Of course nonviolence isn't always effective. We know that from our lives, from the news, from common sense, and from the literature, which shows that nonviolent struggles at the social level are only successful about 53 percent of the time.

And violence is even less effective--in the literature we find that violent campaigns succeed about 26 percent of the time and terrorism succeeds about seven percent of the time.

In another peer-reviewed study, we learn that if we measure civil rights, human rights, and metrics of democracy five years after regime change, nonviolence is clearly the best methods of obtaining those characteristics.

Yes, if Gandhi would have been a good boy and stayed in his law office he would likely never have been shot. And India might still be a British colony, though more likely is that a few million people would have been killed and we'd see a Marxist revolutionary government there. But Gandhi would have lived and died of natural causes, probably.

And MLK could have preached and avoided politics. The Civil Rights era would still have happened, though it's arguable that resort to violence might have come earlier and been more widespread. The results probably would have been more loss of life on all sides, fewer gains for African Americans, but King would have lived--indeed, he'd be a known-only-locally retired pastor in his late 80s.

And naturally, no modern leader of a violent struggle has been killed--oh, except for scores of the leaders of al-Qa'ida, many guerrilla from Che Guevara to various FARC leaders to at least some of the Vietcong leaders, Savimbi and other African insurgents, etc. When these people are killed do we hear, well, obviously, that method of conflict management is impractical?

And of course there is no possible application of the counterfactual for those who avoid conflict except to vaguely wonder what if somebody had engaged who otherwise shrank from it?

One of the principles of nonviolent conflict management is that we keep conflict to the parties who agree to engage in it. Violent conflict management, by contrast, produces great numbers of casualties in the populations that are supposed to be protected, that is, unarmed civilians.

When we engage in nonviolent conflict we find far lower levels of 'collateral damage.' While brutal governments occasionally kill unarmed nonviolent resisters, that is seldom and rarely kill the families or neighbors of those resisters.

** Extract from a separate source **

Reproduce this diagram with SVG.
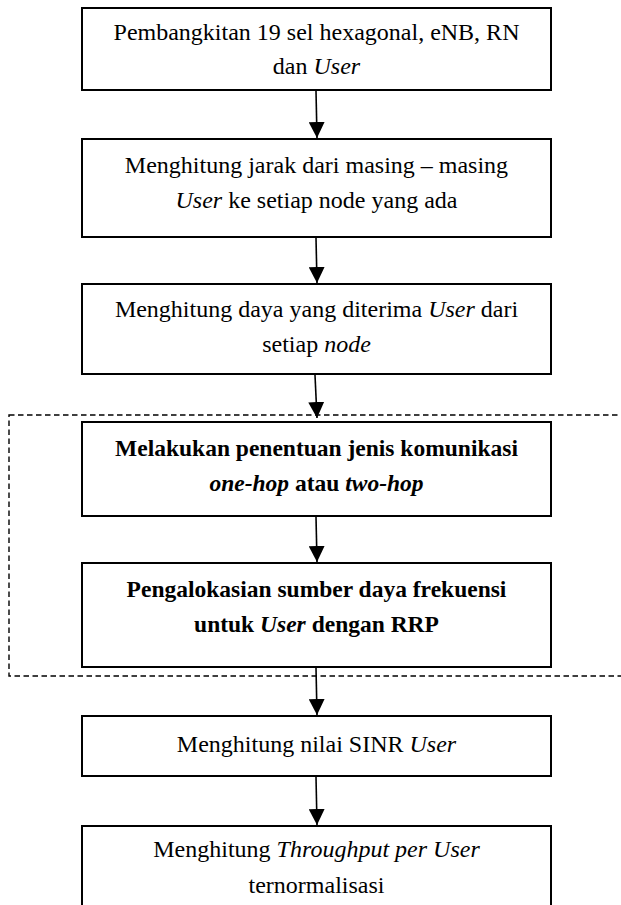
<svg xmlns="http://www.w3.org/2000/svg" width="621" height="905" viewBox="0 0 621 905">
<style>
.box{fill:#fff;stroke:#000;stroke-width:2}
.t{font-family:"Liberation Serif","Times New Roman",serif;font-size:24px;fill:#000;text-anchor:middle}
.b{font-weight:bold;font-size:23.5px}
.i{font-style:italic}
.c{stroke:#000;stroke-width:1.6;fill:none}
.dash{fill:none;stroke:#000;stroke-width:1.4;stroke-dasharray:5.5 3.5}
</style>
<defs>
<marker id="ah" viewBox="0 0 16 16" refX="16" refY="8" markerWidth="16" markerHeight="16" markerUnits="userSpaceOnUse" orient="auto">
<path d="M0,0 L16,8 L0,16 Z" fill="#000"/>
</marker>
</defs>
<rect class="dash" x="9" y="415" width="640" height="261"/>
<g id="n1"><rect class="box" x="82" y="8" width="469" height="82"/>
<text class="t" x="316.5" y="40">Pembangkitan 19 sel hexagonal, eNB, RN</text>
<text class="t" x="316.5" y="74">dan <tspan class="i">User</tspan></text></g>
<g id="n2"><rect class="box" x="82" y="139" width="469" height="98"/>
<text class="t" x="316.5" y="173">Menghitung jarak dari masing – masing</text>
<text class="t" x="316.5" y="208"><tspan class="i">User</tspan> ke setiap node yang ada</text></g>
<g id="n3"><rect class="box" x="82" y="284" width="469" height="90"/>
<text class="t" x="316.5" y="317">Menghitung daya yang diterima <tspan class="i">User</tspan> dari</text>
<text class="t" x="316.5" y="352">setiap <tspan class="i">node</tspan></text></g>
<g id="n4"><rect class="box" x="82" y="422" width="469" height="94"/>
<text class="t b" x="316.5" y="456">Melakukan penentuan jenis komunikasi</text>
<text class="t b" x="316.5" y="491"><tspan class="i">one-hop</tspan> atau <tspan class="i">two-hop</tspan></text></g>
<g id="n5"><rect class="box" x="82" y="563" width="469" height="104"/>
<text class="t b" x="316.5" y="597">Pengalokasian sumber daya frekuensi</text>
<text class="t b" x="316.5" y="632">untuk <tspan class="i">User</tspan> dengan RRP</text></g>
<g id="n6"><rect class="box" x="82" y="716" width="469" height="60"/>
<text class="t" x="316.5" y="752">Menghitung nilai SINR <tspan class="i">User</tspan></text></g>
<g id="n7"><rect class="box" x="82" y="826" width="469" height="90"/>
<text class="t" x="316.5" y="857">Menghitung <tspan class="i">Throughput per User</tspan></text>
<text class="t" x="316.5" y="893">ternormalisasi</text></g>
<g id="connectors">
<line class="c" x1="316" y1="91" x2="317" y2="138" marker-end="url(#ah)"/>
<line class="c" x1="316" y1="238" x2="317" y2="283" marker-end="url(#ah)"/>
<line class="c" x1="315" y1="375" x2="317" y2="418" marker-end="url(#ah)"/>
<line class="c" x1="316" y1="517" x2="317" y2="562" marker-end="url(#ah)"/>
<line class="c" x1="316" y1="668" x2="317" y2="715" marker-end="url(#ah)"/>
<line class="c" x1="316" y1="777" x2="317" y2="825" marker-end="url(#ah)"/>
</g>
</svg>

For violent insurgents, this is the norm, that is, they and their families and neighbors are all much more likely to be targeted and killed.

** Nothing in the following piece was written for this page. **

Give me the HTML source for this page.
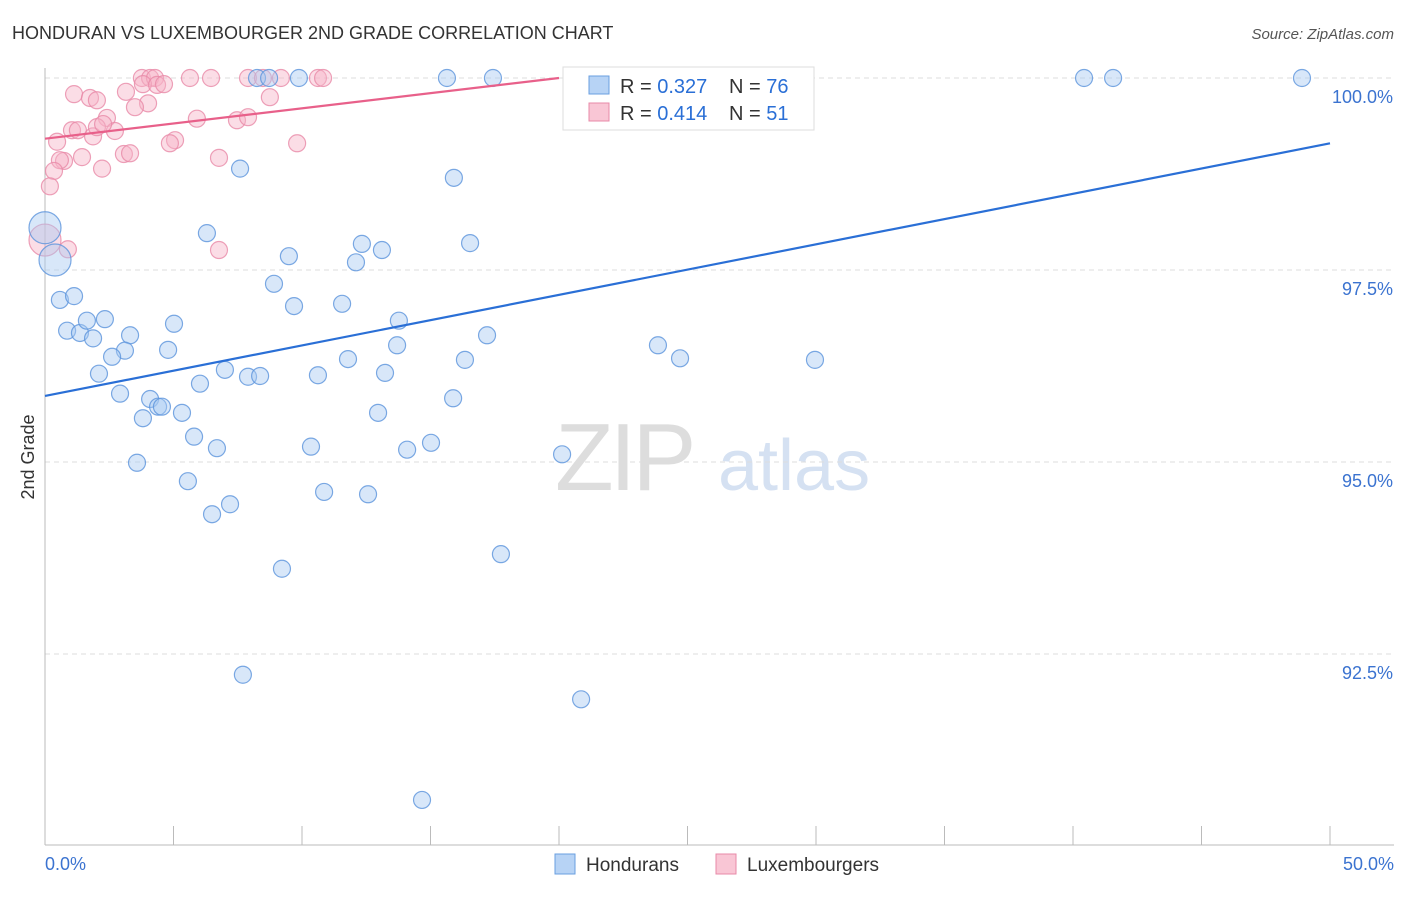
<!DOCTYPE html>
<html><head><meta charset="utf-8"><style>
body{margin:0;background:#fff;font-family:"Liberation Sans",sans-serif;}
svg text{font-family:"Liberation Sans",sans-serif;}
</style></head><body>
<svg id="chart" width="1406" height="892" xmlns="http://www.w3.org/2000/svg">
<text x="12" y="39" font-size="18" fill="#333">HONDURAN VS LUXEMBOURGER 2ND GRADE CORRELATION CHART</text>
<text x="1394" y="39" font-size="15" fill="#555" text-anchor="end" font-style="italic">Source: ZipAtlas.com</text>
<g>
<text x="555" y="490" font-size="96" fill="#ddd" font-family="Liberation Serif" letter-spacing="-4">ZIP</text>
<text x="718" y="490" font-size="72" fill="#d5e1f2">atlas</text>
</g>
<g id="grid"></g>
<g id="axes"></g>
<g id="pts"></g>
<g id="lines"></g>
<text transform="translate(34,457) rotate(-90)" font-size="18" fill="#333" text-anchor="middle">2nd Grade</text>
<g>
<rect x="563" y="67" width="251" height="63" fill="#fff" stroke="#ddd"/>
<rect x="589" y="76" width="20" height="18" fill="#b7d3f5" stroke="#6a9fe0"/>
<text x="620" y="93" font-size="20" fill="#333">R = <tspan fill="#2a6fd6">0.327</tspan></text>
<text x="729" y="93" font-size="20" fill="#333">N = <tspan fill="#2a6fd6">76</tspan></text>
<rect x="589" y="103" width="20" height="18" fill="#f9c6d5" stroke="#e88aa8"/>
<text x="620" y="120" font-size="20" fill="#333">R = <tspan fill="#2a6fd6">0.414</tspan></text>
<text x="729" y="120" font-size="20" fill="#333">N = <tspan fill="#2a6fd6">51</tspan></text>
</g>
<g>
<rect x="555" y="854" width="20" height="20" fill="#b7d3f5" stroke="#6a9fe0"/>
<text x="586" y="871" font-size="19" fill="#333">Hondurans</text>
<rect x="716" y="854" width="20" height="20" fill="#f9c6d5" stroke="#e88aa8"/>
<text x="747" y="871" font-size="19" fill="#333">Luxembourgers</text>
</g>
</svg>
<script>
const blueX=[8.25,8.72,9.88,15.64,17.43,25.02,28.21,40.43,41.56,48.91,15.91,7.59,6.30,9.49,12.33,12.10,13.11,16.54,8.91,9.69,11.56,13.77,17.20,13.70,11.79,16.34,23.85,24.71,29.96,0.39,0.0,0.58,1.13,0.86,1.36,1.63,2.33,1.87,3.31,5.02,3.11,2.61,4.79,2.10,7.00,7.90,8.37,10.62,13.23,6.03,2.92,4.09,4.40,4.55,5.33,3.81,12.96,15.88,5.80,6.69,10.35,14.09,15.02,20.12,3.58,5.56,7.20,6.50,10.86,12.57,9.22,17.74,7.70,20.86,14.67];
const blueY=[100,100,100,100,100,100,100,100,100,100,98.70,98.82,97.98,97.68,97.84,97.60,97.76,97.85,97.32,97.03,97.06,96.84,96.65,96.52,96.34,96.33,96.52,96.35,96.33,97.63,98.05,97.11,97.16,96.71,96.68,96.84,96.86,96.61,96.65,96.80,96.45,96.37,96.46,96.15,96.20,96.11,96.12,96.13,96.16,96.02,95.89,95.82,95.72,95.72,95.64,95.57,95.64,95.83,95.33,95.18,95.20,95.16,95.25,95.10,94.99,94.75,94.45,94.32,94.61,94.58,93.61,93.80,92.23,91.91,90.60];
const blueBig=[29,30];
const pinkX=[3.77,4.09,4.28,5.64,6.46,7.90,8.48,9.18,10.62,10.82,23.15,25.88,26.85,3.81,4.36,4.63,1.13,1.75,2.02,3.15,4.01,3.50,8.75,2.41,5.91,7.47,7.90,1.05,1.28,1.87,2.02,2.72,2.26,5.06,4.86,9.81,0.47,3.07,3.31,6.77,1.44,0.74,0.58,2.22,0.35,0.19,0.89,6.77,0.0];
const pinkY=[100,100,100,100,100,100,100,100,100,100,100,100,100,99.92,99.91,99.92,99.79,99.74,99.71,99.82,99.67,99.62,99.75,99.48,99.47,99.45,99.49,99.32,99.32,99.24,99.36,99.31,99.40,99.19,99.15,99.15,99.17,99.01,99.02,98.96,98.97,98.92,98.93,98.82,98.79,98.59,97.77,97.76,97.89];
const pinkBig=[48];
const blueTrend=[95.86,99.15];
const pinkTrend=[99.21,0.0395];
const yTicks=[100,97.5,95,92.5];
const yTickLabels=["100.0%","97.5%","95.0%","92.5%"];
const xTickLabels=["0.0%","50.0%"];
const NS="http://www.w3.org/2000/svg";
const sx=v=>45+v*25.7;
const sy=v=>78+(100-v)*76.8;
function mk(tag,attrs,parent){const e=document.createElementNS(NS,tag);for(const k in attrs)e.setAttribute(k,attrs[k]);document.getElementById(parent).appendChild(e);return e;}
yTicks.forEach((t,i)=>{
 const g=mk('line',{x1:45,x2:1394,y1:sy(t),y2:sy(t),stroke:'#ddd','stroke-dasharray':'5,4'},'grid');
 
 
 const tx=mk('text',{x:1393,y:sy(t)+25,'font-size':18,fill:'#3b73d0','text-anchor':'end'},'axes');
 tx.textContent=yTickLabels[i];
 
 
});
const ya=mk('line',{x1:45,x2:45,y1:68,y2:845,stroke:'#bbb'},'axes');


const xa=mk('line',{x1:45,x2:1394,y1:845,y2:845,stroke:'#bbb'},'axes');


for(let i=0;i<=10;i++){
 const t=mk('line',{x1:sx(i*5),x2:sx(i*5),y1:826,y2:845,stroke:'#bbb'},'axes');
 
 
}
[[0,'start',45],[50,'end',1394]].forEach((a,i)=>{
 const t=mk('text',{x:a[2],y:870,'font-size':18,fill:'#3b73d0','text-anchor':a[1]},'axes');
 t.textContent=xTickLabels[i];
 
 
});
function dots(X,Y,big,fill,stroke,name){
 X.forEach((x,i)=>{
  const c=mk('circle',{cx:sx(x),cy:sy(Y[i]),r:big.includes(i)?16:8.5,fill:fill,'fill-opacity':0.45,stroke:stroke,'stroke-opacity':0.8,'stroke-width':1.2},'pts');
  
  
 });
}
dots(pinkX,pinkY,pinkBig,'#f7b3c8','#e889a8','luxembourger-point');
dots(blueX,blueY,blueBig,'#a9c9f2','#5b93dc','honduran-point');
const bl=mk('line',{x1:sx(0),y1:sy(blueTrend[0]),x2:sx(50),y2:sy(blueTrend[1]),stroke:'#2a6fd6','stroke-width':2.2},'lines');


const xe=(100-pinkTrend[0])/pinkTrend[1];
const pl=mk('line',{x1:sx(0),y1:sy(pinkTrend[0]),x2:sx(xe),y2:sy(100),stroke:'#e8608a','stroke-width':2.2},'lines');


</script>
</body></html>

Indeed, although this is not to the credit of nonviolent principles, the dictator will often avoid targeting a particularly charismatic nonviolent leader knowing that the violent leader is going to have an easier job of recruiting if the nonviolent one is killed. Sad to say, for instance, that when King was assassinated more than 100 cities experienced riots and other violence in the aftermath. Gandhi's death came at the hands of a fellow Hindu, so that didn't produce the same rage, but the Brits were always very solicitous of Gandhi in their prisons, as they knew a dead Mahatma in their cell would likely produce a wave of violence and possibly a total violent revolution.

During the entire period of the nonviolent revolution in India the annual mortalities never rose to the level of being counted as a war, so the freedom of more than 10 percent of the entire population of people on planet Earth was achieved without war. Since then, of course, many other nations have been liberated by nonviolence. Casualties have been very low. We wish they were zero, and nonviolence isn't perfect by any means. But violence always produces more deaths and almost always produces fewer human and civil rights than when nonviolence is used.

The assassinations of any leaders are tragic and need to be understood at many levels. Nonviolence doesn't guarantee immunity from such grievous acts, but if the leadership is to be on the front lines, nonviolence is clearly the less dangerous place to be. Indeed, the last leader of a nation-state to die on the battlefield was probably the last one to go onto that battlefield rather than stay to the rear in safety. Perhaps that was Gustavus Adolphus, killed on the field at the Battle of Lützen in 1632. That taught the monarchs or military dictators a lesson they have never forgotten and thus we have nonviolent leaders taking the field routinely and chickenhawks running wars.

Indeed, to cite the most chicken of them all, speaking with his mouth full of rich food from the comfort of some air-conditioned mansion or office, about all 'his' enemies, "Bring 'em on."

I'll wager the troops on the ground would say that they could please stop bringing it on, since the one who started the war is now burping in splendid retirement while they and the people of at least four countries continue to pay the bloody and expensive prices. How's that violence working out for you?